In other words, spiritual “powers” arise from exchange, but they are different according to the different modes of exchange. The spiritual power that Marx focused stems from the exchange of commodities, mode C, whereas the spiritual power that Hobbes focused arises from the exchange of “obedience and protection”, mode B.
In addition to these two types of powers, there is another kind of spiritual power that arises in the exchange of gift giving and returning; it is the power that mode of exchange A generates. It was the anthropologist Marcel Mauss, the author of The Gift, who first brought attention to this. But he, too, has been criticized even by his admirers such as Levi-Strauss for his invocation of what they consider to be a dubious spiritual power.
I recognized a common perception in the work of such thinkers as Marx, Hobbes, and Mauss. That is, each of them focused on the spiritual power arising from exchange, that is, a “power” beyond human will. And what they share in common is that, contrary to what is clear from their own writings, this power has been dismissed by others as mere metaphor. As a result, we have lost sight of the ideational power arising from exchange, which they all saw. In short, the scientific view is that there is no such thing as spiritual power.

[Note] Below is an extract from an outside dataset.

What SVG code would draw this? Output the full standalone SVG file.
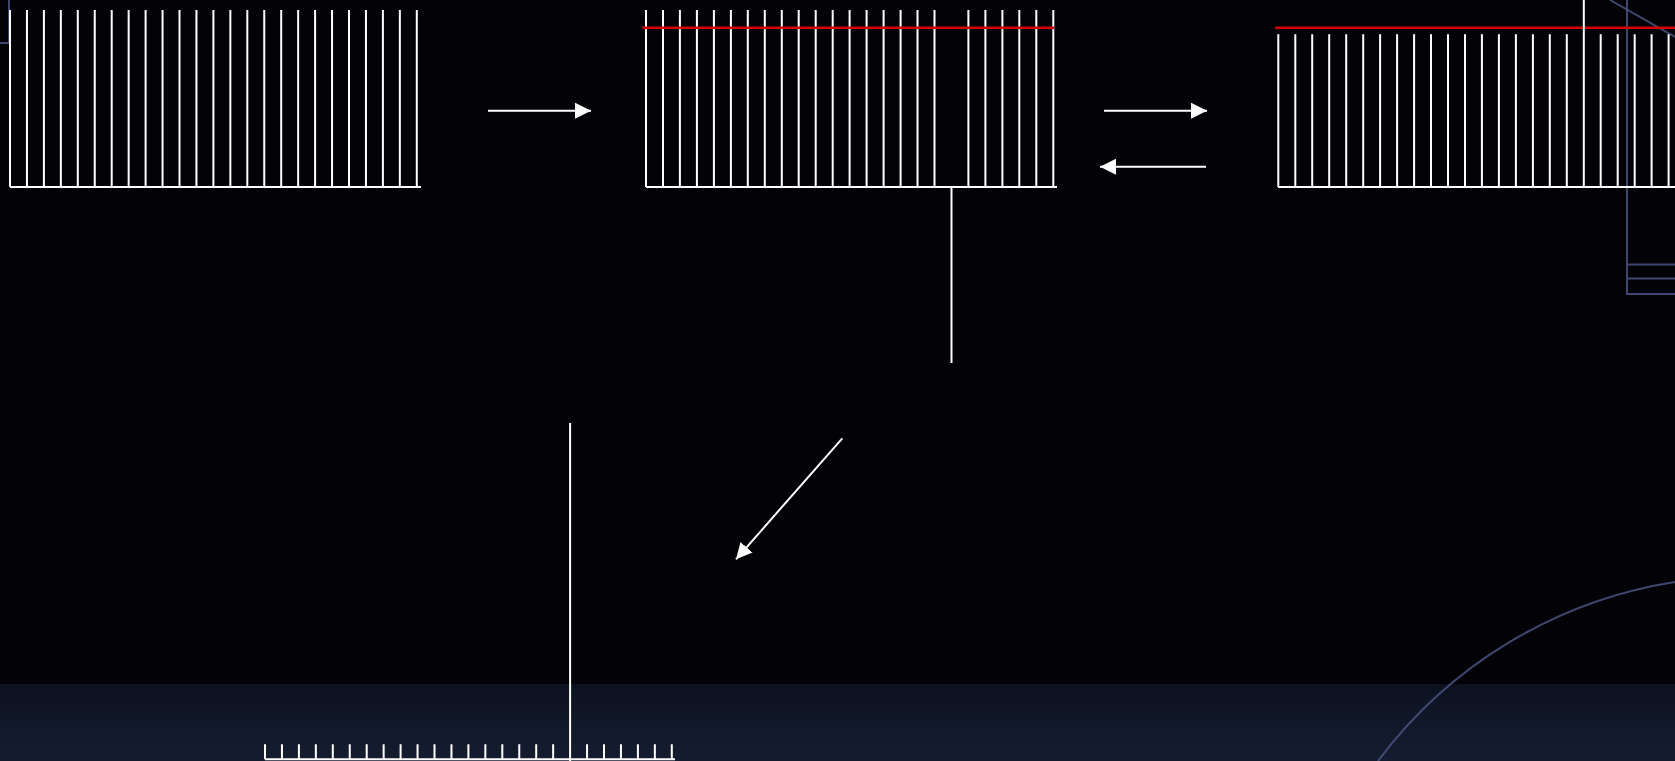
<svg xmlns="http://www.w3.org/2000/svg" width="1675" height="761" viewBox="0 0 1675 761">
<defs>
<linearGradient id="band" x1="0" y1="0" x2="0" y2="1">
<stop offset="0" stop-color="#0c111f"/>
<stop offset="0.5" stop-color="#111829"/>
<stop offset="1" stop-color="#141c2f"/>
</linearGradient>
<marker id="ah" viewBox="0 0 16 16" refX="16" refY="8" markerWidth="16" markerHeight="16" markerUnits="userSpaceOnUse" orient="auto">
<path d="M0 0L16 8L0 16Z" fill="#ffffff"/>
</marker>
<style>
.comb{fill:none;stroke:#ffffff;stroke-width:2}
.red{fill:none;stroke:#d40000;stroke-width:2.5}
.conn{fill:none;stroke:#ffffff;stroke-width:2}
.deco{fill:none;stroke:#4a5382;stroke-width:2;opacity:0.85}
</style>
</defs>
<rect x="0" y="0" width="1675" height="761" fill="#030307"/>
<rect x="0" y="684" width="1675" height="77" fill="url(#band)"/>
<g id="decoration">
<path class="deco" d="M9 0V43H0"/>
<path class="deco" d="M1627 0V294H1675M1627 264.5H1675M1627 278.5H1675"/>
<path class="deco" d="M1610 0L1675 37"/>
<path class="deco" d="M1378 761A460 460 0 0 1 1675 582"/>
</g>
<g id="comb-a">
<path class="comb" d="M10 10V187M26.95 10V187M43.9 10V187M60.85 10V187M77.8 10V187M94.75 10V187M111.7 10V187M128.65 10V187M145.6 10V187M162.55 10V187M179.5 10V187M196.45 10V187M213.4 10V187M230.35 10V187M247.3 10V187M264.25 10V187M281.2 10V187M298.15 10V187M315.1 10V187M332.05 10V187M349 10V187M365.95 10V187M382.9 10V187M399.85 10V187M416.8 10V187M10 187H421"/>
</g>
<g id="comb-b">
<path class="comb" d="M646 10V187M663 10V187M679.9 10V187M696.9 10V187M713.9 10V187M730.9 10V187M747.8 10V187M764.8 10V187M781.8 10V187M798.7 10V187M815.7 10V187M832.7 10V187M849.6 10V187M866.6 10V187M883.6 10V187M900.6 10V187M917.5 10V187M934.5 10V187M968.4 10V187M985.4 10V187M1002.4 10V187M1019.3 10V187M1036.3 10V187M1053.3 10V187M646 187H1057"/>
<path class="red" d="M642 27.7H1054"/>
</g>
<g id="comb-c">
<path class="comb" d="M1278.3 34.3V187M1295.3 34.3V187M1312.2 34.3V187M1329.2 34.3V187M1346.2 34.3V187M1363.2 34.3V187M1380.1 34.3V187M1397.1 34.3V187M1414.1 34.3V187M1431 34.3V187M1448 34.3V187M1465 34.3V187M1481.9 34.3V187M1498.9 34.3V187M1515.9 34.3V187M1532.9 34.3V187M1549.8 34.3V187M1566.8 34.3V187M1600.7 34.3V187M1617.7 34.3V187M1634.7 34.3V187M1651.6 34.3V187M1668.6 34.3V187M1278 187H1675"/>
<path class="red" d="M1275 27.7H1675"/>
</g>
<g id="comb-d">
<path class="comb" d="M265 744.3V759.3M281.95 744.3V759.3M298.9 744.3V759.3M315.85 744.3V759.3M332.8 744.3V759.3M349.75 744.3V759.3M366.7 744.3V759.3M383.65 744.3V759.3M400.6 744.3V759.3M417.55 744.3V759.3M434.5 744.3V759.3M451.45 744.3V759.3M468.4 744.3V759.3M485.35 744.3V759.3M502.3 744.3V759.3M519.25 744.3V759.3M536.2 744.3V759.3M553.15 744.3V759.3M587.05 744.3V759.3M604 744.3V759.3M620.95 744.3V759.3M637.9 744.3V759.3M654.85 744.3V759.3M671.8 744.3V759.3M265 759.3H675"/>
</g>
<g id="connectors">
<path class="conn" d="M1583.8 0V187"/>
<path class="conn" d="M951.5 187V363"/>
<path class="conn" d="M570.1 423V761"/>
<path class="conn" d="M488 110.7H591" marker-end="url(#ah)"/>
<path class="conn" d="M1104 110.7H1207" marker-end="url(#ah)"/>
<path class="conn" d="M1206 166.7H1100" marker-end="url(#ah)"/>
<path class="conn" d="M842.3 438.3L736 559.3" marker-end="url(#ah)"/>
</g>
</svg>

For example, Marxism’s goal is to first seize state power and thereby curb the capitalist economy. It was thought that if capital disappeared in this way, then the state would naturally disappear. But that is not the case. The state remains. The same can be said for nations. Capital, state, and nation, respectively, will remain. Because each of them has spiritual power. They do not exist by human choice. And the combination of capital-nation-state is still dominant today in the 21st century and will continue to remain so. And this is a system with fatal flaws – war, poverty, discrimination, etc.
These powers are extremely difficult to contain. That being the case, what should we do? In The Structure of World History, I explored the notion of mode of exchange D as a power that transcends the others. It consists of the restoration of mode of exchange A in a higher dimension. But after writing this book, I felt the need to rethink mode D.
Many readers seemed to think that D would be realized if humans were to aim for it. However, D cannot be realized by our will. That said, I am not saying the readers are misreading my books. The way I write, or rather the way I think, is flawed. This problem is what has pestered me for the last ten years.
Recently, I found a new approach to this problem. The result is a book called Powers and Modes of Exchange. At the end of this book, I wrote: D is the restoration of mode A, in other words reciprocity, in a higher dimension, which is not achievable by our will. We can only work towards realizing mode A. However, that alone cannot supersede the nation and capital. That means that we cannot realize D. Then how is D possible? I wrote: “D comes from elsewhere”. For details, please read this book. Its English translation is scheduled to be published early 2025.
This book was published last year on October 6th, and in fact, it was just around that time that I received the news that I had been selected for the Berggruen Prize. At that time, I felt a strange sense of wonder.
This is what I thought. I never imagined that I would receive such an award. I did not expect it, nor did I even wish for it. But it came. Not by my will or desire, but “from elsewhere”. I thought that it may be in this kind of way that D will arrive. It comes unexpectedly and brings joy. Even if it is not possible in my lifetime, I feel that D will arrive in the not-too-distant future. Today, I wished to share that thought with you.
Thank you very much for your attention.